By Del Quentin Wilber
Washington Post Staff Writer
Thursday, October 2, 2008

Sen. Ted Stevens (R-Alaska) never paid for extensive renovations and repair work on his house performed by employees of a once-powerful oil services company, the firm's former chief executive testified yesterday.

The executive, Bill Allen, is the prosecution's star witness in Stevens's trial on charges of lying on financial disclosure forms to hide more than $250,000 in gifts and renovations to his house in Girdwood, Alaska. Stevens, 84, is running for reelection to a seventh full term.

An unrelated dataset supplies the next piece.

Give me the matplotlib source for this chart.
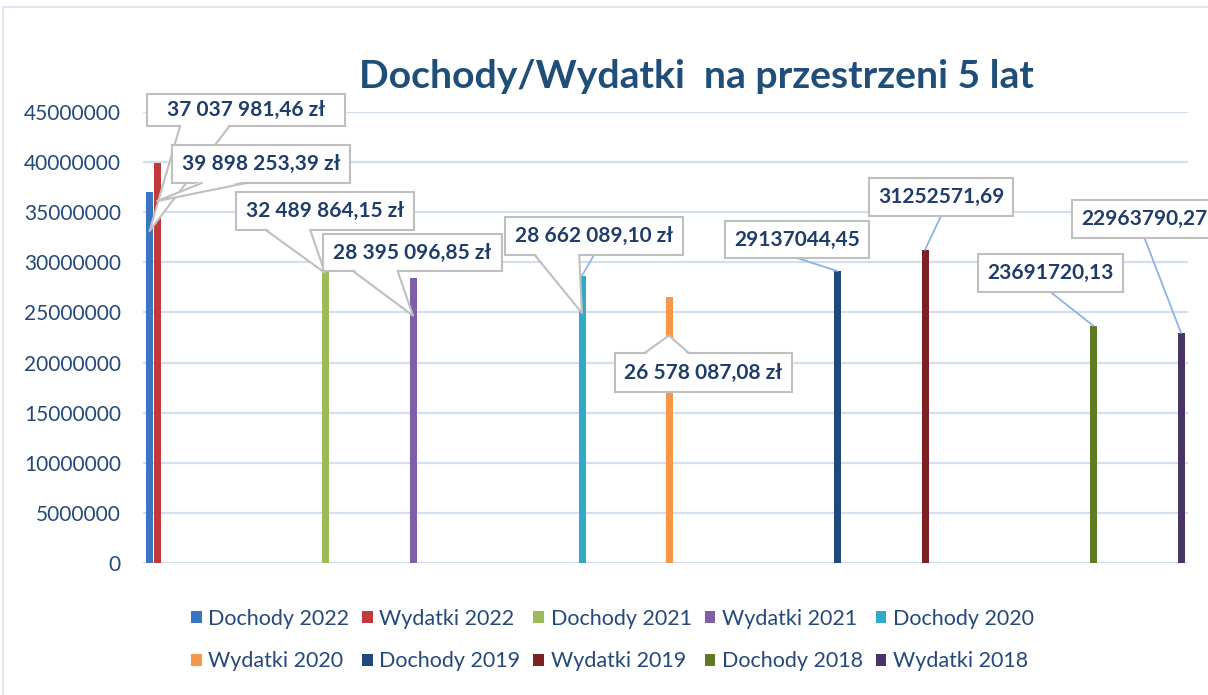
import matplotlib.pyplot as plt
from matplotlib.patches import Rectangle, Polygon
from matplotlib.lines import Line2D
from matplotlib.transforms import Affine2D

plt.rcParams['font.family'] = ['Lato', 'DejaVu Sans']

# Data
series_names = ['Dochody 2022', 'Wydatki 2022', 'Dochody 2021', 'Wydatki 2021', 'Dochody 2020',
                'Wydatki 2020', 'Dochody 2019', 'Wydatki 2019', 'Dochody 2018', 'Wydatki 2018']
values = [37037981.46, 39898253.39, 32489864.15, 28395096.85, 28662089.10,
          26578087.08, 29137044.45, 31252571.69, 23691720.13, 22963790.27]
value_labels = ['37 037 981,46 zł', '39 898 253,39 zł', '32 489 864,15 zł', '28 395 096,85 zł',
                '28 662 089,10 zł', '26 578 087,08 zł', '29137044,45', '31252571,69',
                '23691720,13', '22963790,27']
colors = ['#3a75c4', '#c0393b', '#9bbb59', '#7f5fa8', '#31a9c8',
          '#f79646', '#1f497d', '#7b2121', '#5f7a23', '#4a3466']
y_ticks = [0, 5000000, 10000000, 15000000, 20000000, 25000000, 30000000, 35000000, 40000000, 45000000]
title = 'Dochody/Wydatki  na przestrzeni 5 lat'

# Layout: bar slots in axis pixel units, label boxes (left, top, right, bottom) in figure pixels
bar_x = [6.5, 14, 182, 270, 439, 526, 694, 782, 950, 1038]
label_box = [(147, 94, 345, 126), (172, 145, 350, 183), (236, 192, 414, 230), (323, 234, 502, 271),
             (505, 217, 683, 255), (615, 353, 792, 392), (725, 221, 869, 258), (869, 178, 1013, 216),
             (978, 254, 1123, 292), (1072, 200, 1217, 238)]
# 'wedge' = Excel callout pointing into the bar, 'line' = leader line to the bar top
label_kind = ['wedge', 'wedge', 'wedge', 'wedge', 'wedge', 'wedge', 'line', 'line', 'line', 'line']
wedge_depth = [0.894, 0.905, 0.891, 0.869, 0.870, 0.854, 1, 1, 1, 1]

W, H = 1208, 695
fig = plt.figure(figsize=(W / 100, H / 100), dpi=100)
ax = fig.add_axes([143 / W, (H - 563) / H, 1045 / W, 451 / H])

# figure pixels with origin at the top left
pix = Affine2D().scale(1 / W, -1 / H).translate(0, 1) + fig.transFigure

text_col = '#1f3d6b'
grid_col = '#d3dff0'
box_col = '#bfbfbf'
lead_col = '#8db3e2'

bars = []
for i in range(len(values)):
    b = ax.bar(bar_x[i], values[i], width=7, color=colors[i], label=series_names[i], zorder=3)
    bars.append(b)

ax.set_xlim(0, 1045)
ax.set_ylim(0, 45000000)
ax.set_yticks(y_ticks)
ax.set_yticklabels([str(t) for t in y_ticks])
ax.set_xticks([])
ax.tick_params(axis='y', length=0, pad=16, labelsize=15, labelcolor='#24497a')
ax.grid(axis='y', color=grid_col, linewidth=1.6, zorder=0)
for s in ax.spines.values():
    s.set_visible(False)


def to_pix(x, y):
    dx, dy = ax.transData.transform((x, y))
    return dx * W / fig.bbox.width, H - dy * H / fig.bbox.height


# Data labels
for i in range(len(values)):
    l, t, r, b = label_box[i]
    z = 10 + 3 * i
    if label_kind[i] == 'wedge':
        ax_, ay_ = to_pix(bar_x[i], values[i] * wedge_depth[i])
        # wedge base sits on the bottom edge, or the top edge if the bar tip is above the box
        edge = b if ay_ > b else t
        inward = -2 if ay_ > b else 2
        x1 = l + (r - l) * 0.167
        x2 = l + (r - l) * 0.417
        fig.add_artist(Rectangle((l, t), r - l, b - t, transform=pix, fc='white', ec=box_col,
                                 lw=1.5, zorder=z))
        fig.add_artist(Polygon([(x1, edge + inward), (x2, edge + inward), (ax_, ay_)], closed=True,
                               transform=pix, fc='white', ec='none', zorder=z + 1))
        fig.add_artist(Line2D([x1, ax_, x2], [edge, ay_, edge], transform=pix, color=box_col,
                              lw=1.5, zorder=z + 1))
    else:
        tx, ty = to_pix(bar_x[i], values[i])
        fig.add_artist(Line2D([(l + r) / 2, tx], [b, ty], transform=pix, color=lead_col,
                              lw=1.3, zorder=z))
        fig.add_artist(Rectangle((l, t), r - l, b - t, transform=pix, fc='white', ec=box_col,
                                 lw=1.5, zorder=z + 1))
    fig.text((l + r) / 2 / W, 1 - (t + b) / 2 / H, value_labels[i], ha='center', va='center',
             fontsize=15, fontweight='bold', color=text_col, zorder=z + 2)

# extra leader for Dochody 2020
tx, ty = to_pix(bar_x[4], values[4])
l, t, r, b = label_box[4]
fig.add_artist(Line2D([(l + r) / 2, tx], [b, ty], transform=pix, color=lead_col, lw=1.2, zorder=9))

fig.text(696 / W, 1 - 77 / H, title, ha='center', va='center', fontsize=28.2,
         fontweight='bold', color='#1f4e79')

# Legend, row by row
order = [0, 5, 1, 6, 2, 7, 3, 8, 4, 9]
handles = [bars[i] for i in order]
labels = [series_names[i] for i in order]
fig.legend(handles, labels, loc='center', bbox_to_anchor=(0.507, 0.079), ncol=5, frameon=False,
           fontsize=15.5, handlelength=0.5, handleheight=0.5, handletextpad=0.3,
           columnspacing=0.6, labelspacing=1.05, labelcolor='#24497a')

# chart border
fig.add_artist(Rectangle((3 / W, -0.01), 1.1, (H - 7) / H + 0.01, transform=fig.transFigure,
                         fill=False, ec='#d9e1ee', lw=1.2))

plt.savefig('out.png', dpi=100)
plt.close()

Allen, a longtime fishing and drinking buddy of Stevens's, testified that his employees renovated Stevens's house and oversaw the work of other laborers. Over the years, Stevens's house grew from a one-story cabin into a two-story house that Stevens called a "chalet," with two wraparound decks, modern electrical systems and a new garage.

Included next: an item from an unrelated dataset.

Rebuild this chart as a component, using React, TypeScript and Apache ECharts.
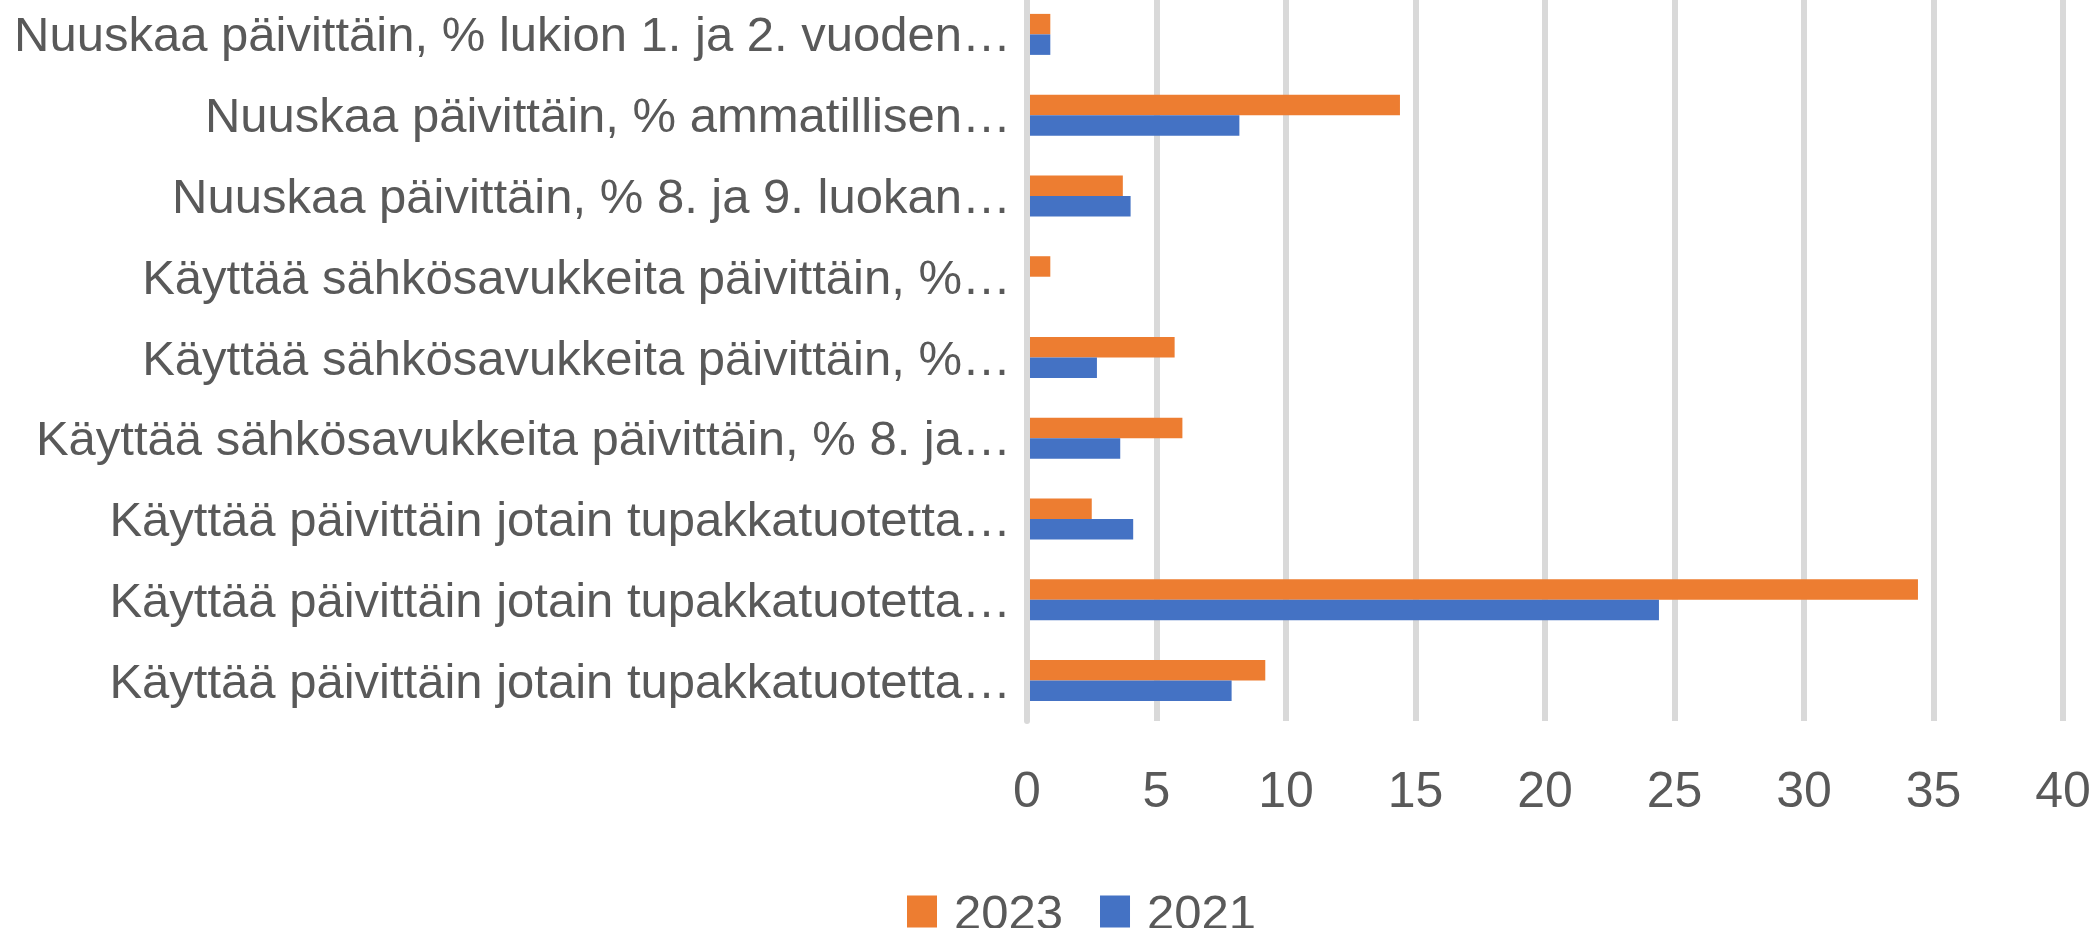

In later years, employees at Allen's now-defunct company, Veco, also did repair work, Allen testified.

Allen said he never sent Stevens a bill for the work, which Veco documents valued at tens of thousands of dollars in labor and material. In 2002, Stevens sent Allen a handwritten letter asking for a bill for a new first-floor deck installed by Veco employees.

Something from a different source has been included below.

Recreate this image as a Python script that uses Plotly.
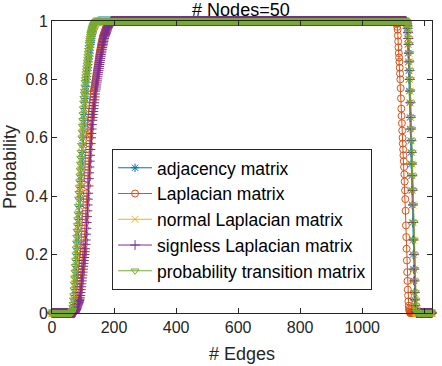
import plotly.graph_objects as go

# number of edges, 0..1225 for 50 nodes
edges = list(range(0, 1226))

names = [
    'adjacency matrix',
    'Laplacian matrix',
    'normal Laplacian matrix',
    'signless Laplacian matrix',
    'probability transition matrix',
]

# rising part, edges 60..199
rise_adjacency = [
    0, 0, 0, 0, 0, 0, 0, 0, 0.005, 0.008,
    0.01, 0.02, 0.03, 0.045, 0.06, 0.08, 0.1, 0.12, 0.14, 0.16,
    0.18, 0.2, 0.22, 0.24, 0.26, 0.28, 0.3, 0.32, 0.34, 0.365,
    0.39, 0.41, 0.43, 0.45, 0.47, 0.49, 0.51, 0.53, 0.55, 0.575,
    0.6, 0.62, 0.64, 0.66, 0.68, 0.7, 0.72, 0.735, 0.75, 0.76,
    0.775, 0.79, 0.8, 0.81, 0.82, 0.83, 0.84, 0.85, 0.86, 0.87,
    0.88, 0.89, 0.9, 0.91, 0.92, 0.927, 0.934, 0.941, 0.948, 0.955,
    0.959, 0.963, 0.967, 0.971, 0.975, 0.978, 0.981, 0.984, 0.986, 0.988,
    0.99, 0.992, 0.993, 0.995, 0.996, 0.997, 0.998, 0.999, 0.999, 1,
] + [1] * 50
rise_laplacian = [
    0, 0, 0, 0, 0, 0, 0, 0, 0.002, 0.004,
    0.006, 0.008, 0.01, 0.012, 0.015, 0.018, 0.021, 0.024, 0.027, 0.03,
    0.033, 0.036, 0.04, 0.043, 0.047, 0.052, 0.06, 0.07, 0.08, 0.09,
    0.1, 0.11, 0.12, 0.13, 0.14, 0.15, 0.16, 0.17, 0.18, 0.19,
    0.2, 0.21, 0.22, 0.235, 0.25, 0.27, 0.29, 0.31, 0.33, 0.35,
    0.37, 0.39, 0.41, 0.435, 0.46, 0.48, 0.5, 0.52, 0.54, 0.56,
    0.58, 0.6, 0.615, 0.63, 0.645, 0.66, 0.67, 0.68, 0.69, 0.7,
    0.71, 0.72, 0.73, 0.74, 0.75, 0.76, 0.767, 0.774, 0.781, 0.788,
    0.795, 0.802, 0.809, 0.816, 0.823, 0.83, 0.837, 0.844, 0.851, 0.858,
    0.865, 0.872, 0.879, 0.885, 0.891, 0.897, 0.903, 0.909, 0.915, 0.92,
    0.925, 0.93, 0.935, 0.94, 0.945, 0.948, 0.951, 0.954, 0.957, 0.96,
    0.963, 0.966, 0.969, 0.972, 0.975, 0.978, 0.98, 0.982, 0.984, 0.986,
    0.988, 0.99, 0.992, 0.994, 0.996, 0.997, 0.998, 0.999, 1, 1,
] + [1] * 10
rise_normal = [
    0, 0, 0, 0, 0, 0, 0.005, 0.008, 0.01, 0.02,
    0.03, 0.045, 0.06, 0.08, 0.1, 0.12, 0.14, 0.16, 0.18, 0.2,
    0.22, 0.24, 0.26, 0.28, 0.3, 0.32, 0.34, 0.365, 0.39, 0.41,
    0.43, 0.45, 0.47, 0.49, 0.51, 0.53, 0.55, 0.575, 0.6, 0.62,
    0.64, 0.66, 0.68, 0.7, 0.72, 0.735, 0.75, 0.76, 0.775, 0.79,
    0.8, 0.81, 0.82, 0.83, 0.84, 0.85, 0.86, 0.87, 0.88, 0.89,
    0.9, 0.91, 0.92, 0.927, 0.934, 0.941, 0.948, 0.955, 0.959, 0.963,
    0.967, 0.971, 0.975, 0.978, 0.981, 0.984, 0.986, 0.988, 0.99, 0.992,
    0.993, 0.995, 0.996, 0.997, 0.998, 0.999, 0.999, 1, 1, 1,
] + [1] * 50
rise_signless = [0] * 10 + [
    0, 0, 0, 0.002, 0.004, 0.006, 0.008, 0.01, 0.012, 0.015,
    0.018, 0.021, 0.024, 0.027, 0.03, 0.033, 0.036, 0.04, 0.043, 0.047,
    0.052, 0.06, 0.07, 0.08, 0.09, 0.1, 0.11, 0.12, 0.13, 0.14,
    0.15, 0.16, 0.17, 0.18, 0.19, 0.2, 0.21, 0.22, 0.235, 0.25,
    0.27, 0.29, 0.31, 0.33, 0.35, 0.37, 0.39, 0.41, 0.435, 0.46,
    0.48, 0.5, 0.52, 0.54, 0.56, 0.58, 0.6, 0.615, 0.63, 0.645,
    0.66, 0.67, 0.68, 0.69, 0.7, 0.71, 0.72, 0.73, 0.74, 0.75,
    0.76, 0.767, 0.774, 0.781, 0.788, 0.795, 0.802, 0.809, 0.816, 0.823,
    0.83, 0.837, 0.844, 0.851, 0.858, 0.865, 0.872, 0.879, 0.885, 0.891,
    0.897, 0.903, 0.909, 0.915, 0.92, 0.925, 0.93, 0.935, 0.94, 0.945,
    0.948, 0.951, 0.954, 0.957, 0.96, 0.963, 0.966, 0.969, 0.972, 0.975,
    0.978, 0.98, 0.982, 0.984, 0.986, 0.988, 0.99, 0.992, 0.994, 0.996,
    0.997, 0.998, 0.999, 1, 1, 1, 1, 1, 1, 1,
]
rise_transition = [
    0, 0, 0, 0, 0.005, 0.008, 0.01, 0.02, 0.03, 0.045,
    0.06, 0.08, 0.1, 0.12, 0.14, 0.16, 0.18, 0.2, 0.22, 0.24,
    0.26, 0.28, 0.3, 0.32, 0.34, 0.365, 0.39, 0.41, 0.43, 0.45,
    0.47, 0.49, 0.51, 0.53, 0.55, 0.575, 0.6, 0.62, 0.64, 0.66,
    0.68, 0.7, 0.72, 0.735, 0.75, 0.76, 0.775, 0.79, 0.8, 0.81,
    0.82, 0.83, 0.84, 0.85, 0.86, 0.87, 0.88, 0.89, 0.9, 0.91,
    0.92, 0.927, 0.934, 0.941, 0.948, 0.955, 0.959, 0.963, 0.967, 0.971,
    0.975, 0.978, 0.981, 0.984, 0.986, 0.988, 0.99, 0.992, 0.993, 0.995,
    0.996, 0.997, 0.998, 0.999, 0.999, 1, 1, 1, 1, 1,
] + [1] * 50

# falling part, edges 1110..1179
fall_curve_tail = [
    1, 1, 0.999, 0.998, 0.996, 0.993, 0.99, 0.985, 0.975, 0.96,
    0.94, 0.92, 0.89, 0.86, 0.83, 0.8, 0.76, 0.72, 0.67, 0.63,
    0.59, 0.55, 0.51, 0.47, 0.42, 0.37, 0.31, 0.25, 0.2, 0.15,
    0.11, 0.07, 0.045, 0.025, 0.012, 0.005, 0.002, 0, 0, 0,
]
fall_adjacency = [1] * 26 + fall_curve_tail + [0] * 4
fall_laplacian = [
    1, 0.995, 0.99, 0.98, 0.97, 0.95, 0.93, 0.91, 0.89, 0.875,
    0.86, 0.84, 0.82, 0.8, 0.77, 0.735, 0.7, 0.675, 0.65, 0.625,
    0.6, 0.58, 0.56, 0.54, 0.52, 0.5, 0.475, 0.45, 0.42, 0.39,
    0.35, 0.3, 0.26, 0.22, 0.18, 0.14, 0.11, 0.08, 0.06, 0.04,
    0.025, 0.015, 0.01, 0.005, 0.002, 0, 0, 0, 0, 0,
] + [0] * 20
fall_normal = [1] * 28 + fall_curve_tail + [0] * 2
fall_signless = [1] * 29 + fall_curve_tail + [0] * 1
fall_transition = [1] * 30 + fall_curve_tail

rises = [rise_adjacency, rise_laplacian, rise_normal, rise_signless, rise_transition]
falls = [fall_adjacency, fall_laplacian, fall_normal, fall_signless, fall_transition]

colors = ['#0072BD', '#D95319', '#EDB120', '#7E2F8E', '#77AC30']
symbols = ['asterisk-open', 'circle-open', 'x-thin-open', 'cross-thin-open', 'triangle-down-open']


def main():
    fig = go.Figure()
    for i in range(5):
        # 0 below 60 edges, 1 on the plateau 200..1109, 0 from 1180 on
        y = [0] * 60 + rises[i] + [1] * 910 + falls[i] + [0] * 46
        fig.add_trace(go.Scatter(x=edges, y=y,
                                 name=names[i],
                                 mode='lines+markers',
                                 cliponaxis=False,
                                 line=dict(color=colors[i], width=1),
                                 marker=dict(symbol=symbols[i], size=7, color=colors[i],
                                             line=dict(color=colors[i], width=1))
                                 ))

    axis = dict(showline=True, linecolor='#262626', linewidth=1, mirror='ticks',
                ticks='inside', ticklen=5, tickcolor='#262626', showgrid=False,
                zeroline=False, automargin=False, tickfont=dict(size=16, color='#262626'))
    fig.update_xaxes(range=[0, 1225], tickvals=[0, 200, 400, 600, 800, 1000, 1200],
                     title=dict(text='# Edges', font=dict(size=18, color='#262626'), standoff=12),
                     **axis)
    fig.update_yaxes(range=[0, 1], tickvals=[0, 0.2, 0.4, 0.6, 0.8, 1],
                     ticktext=['0', '0.2', '0.4', '0.6', '0.8', '1'],
                     title=dict(text='Probability', font=dict(size=18, color='#262626'), standoff=4),
                     **axis)
    fig.update_layout(
        width=442, height=366,
        margin=dict(l=52, r=10, t=21, b=53),
        paper_bgcolor='white', plot_bgcolor='white',
        font=dict(family='Liberation Sans, Arial, sans-serif', color='#262626'),
        title=dict(text='# Nodes=50', x=0.545, xanchor='center', y=0.99, yanchor='top',
                   pad=dict(t=0, b=0), font=dict(size=18, color='black')),
        legend=dict(x=0.158, y=0.562, xanchor='left', yanchor='top',
                    bgcolor='white', bordercolor='#262626', borderwidth=1,
                    font=dict(size=17.5, color='black'), tracegroupgap=0, itemwidth=34),
        showlegend=True,
    )
    # drop the browser's default body margin so the figure sits at the page corner
    fig.write_html('out.html', config={'displayModeBar': False},
                   post_script="document.body.style.margin='0';")


if __name__ == '__main__':
    main()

"You owe me a bill. Remember Torricelli, my friend," Stevens wrote, referring to a campaign finance scandal involving Robert Torricelli, the former senator from New Jersey. "Friendship is one thing. Compliance with the ethics rules, entirely different."

Stevens added that Allen needed to contact their mutual friend Bob Persons, who was monitoring the renovations because the senator spent so much time in Washington.

When he met with Persons, however, Persons told him to ignore Stevens's request for an invoice, Allen testified. "Bill, don't worry about getting a bill" for Stevens, Allen said Persons told him. "Ted is just covering his [expletive]."

A month later, Stevens again requested a bill. But Allen ignored that, too. He said he didn't want to charge Stevens a dime for the work. "I wanted to help Ted," Allen testified.

"Why?" asked prosecutor Joseph Bottini.

"Because I liked him," Allen replied.

Prosecutors introduced the notes to show that the senator was aware of how much work Allen and Veco put into the house.